Только после того, как с помощью няни сожгли одежду, Софья погрузилась в ванну, и её измученное тело обрело, казалось, новую жизнь. Она даже смогла насладиться влажной тяжестью своих каштановых волос, рассыпавшихся по плечам и спустившихся по спине до пояса.
Кто бы мог подумать, что очень нескоро она снова сможет ощутить их приятную весомость.
В течение нескольких недель тифозная лихорадка удерживала Софью вдали от враждебности внешнего мира. Но путешествие между жизнью и смертью сопровождали многочисленные видения. Некоторые из них были ещё страшнее реальности.
Вот великолепная и шумная свадьба. Все поздравляют, все улыбаются. Она выходит под руку с Давидом. В ручном зеркале видит свой рот и два отсутствующих зуба. Вместо них-две кровоточащие дырки. Её красивое лицо обезображено, платье окрашено в пунцовый цвет. Поток слёз душит. Но семья Давида рассматривает её с негодованием. Свекровь сурово спрашивает:
– Что всё это значит?
Она не знает, не понимает… Она только стонет и плачет…
Нет, уже не плачет. Теперь она сияет в кружевном одеянии. Рядом с её кроватью люлька. А внутри крошечное тельце, которое то спит и спит, а то ест и ест. Входит Давид в сопровождении своей матери, одетой во всё чёрное. Почему в чёрном? Что-то внутри сжимается. Давид обращается к ней, но она смотрит только на свекровь. Потом переводит взгляд на кроватку. Теперь в ней три младенца. Софья бросается к кроватке. Крик ужаса вырывается откуда-то изнутри. Между двумя малышами лежит третий, изуродованный и залитый кровью.
Софья открыла глаза. У кровати стояли две её сестры, Давид и няня с Ариком на руках. Всё было как в тумане. Вскоре взгляд сфокусировался на любимых лицах. Её сын выглядел здоровым и повзрослевшим, остальные – радостными. Но Давид поразил её – улыбка не могла скрыть бледности лица и какой-то подавленности.
Одна из сестер вдруг разрыдалась. Софье тоже захотелось плакать, ослабить узел, сжимавший грудь. Но не получалось, не было слёз. Как будто болезнь высушила все изнутри. Она попыталась сесть в кровати. Несколько рук протянулись навстречу. Напрасно. В изнеможении она снова упала на подушки – со сдавленной грудью и пересохшим ртом невозможно было произнести ни слова.

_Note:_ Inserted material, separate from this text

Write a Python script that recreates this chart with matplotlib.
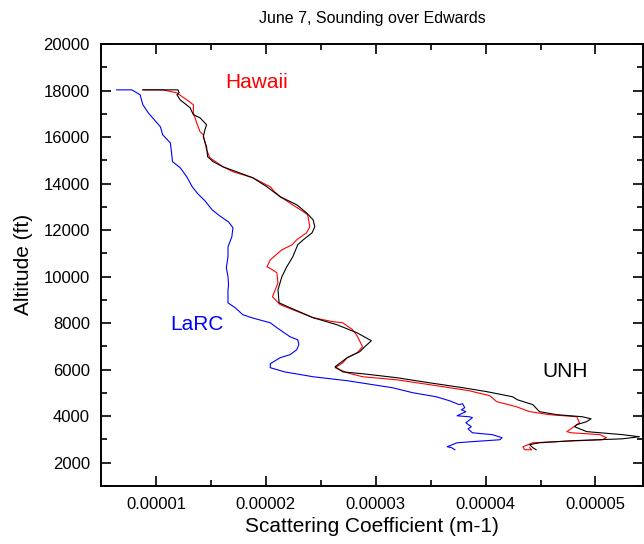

Лишь несколько дней спустя с посторонней помощью Софье впервые удалось подняться с постели. Пришлось даже заново учиться ходить. Медленно, но Софья возвращалась к бурлившей вокруг реальности. В одиночестве своей спальни она с нежностью созерцала сон сына. И, конечно же, много думала о жизни. Ей вспоминалось, как после свадьбы, помпезной по настоянию родителей, они с Давидом поселились в своём «гнездышке» в этом же, со слов самого Пушкина, «великом русском городе, где пахнет Европой». Давид начинал частную врачебную практику. Благодаря знакомым, и своим и родителей Софьи, клиентура росла. Уже через несколько месяцев семья имела неплохой достаток и позволяла себе даже некоторую «роскошь», к которой молодая жена была привычна в доме родителей.
Постепенно неутомимая целеустремлённость и природная доброта превращали её Давида в молодого, но уже успешного врача. И это порождало гордость за мужа, хотелось чем-то помочь ему. И она помогала. Помимо ведения бухгалтерии, она использовала всю свою изобретательность, чтобы привнести в его напряжённую жизнь ноту расслабления, – приятные новые знакомства, общение, которого муж, выросший в провинции, никогда не имел. Он обожал её. Она, словно бабочка, порхала рядом и тоже впитывала бальзам их общения. Пара чувствовала, что вместе создала свой собственный мир, нежный и прочный одновременно. В нём оба, соприкасаясь, наполняли друг друга и наслаждались своим творением.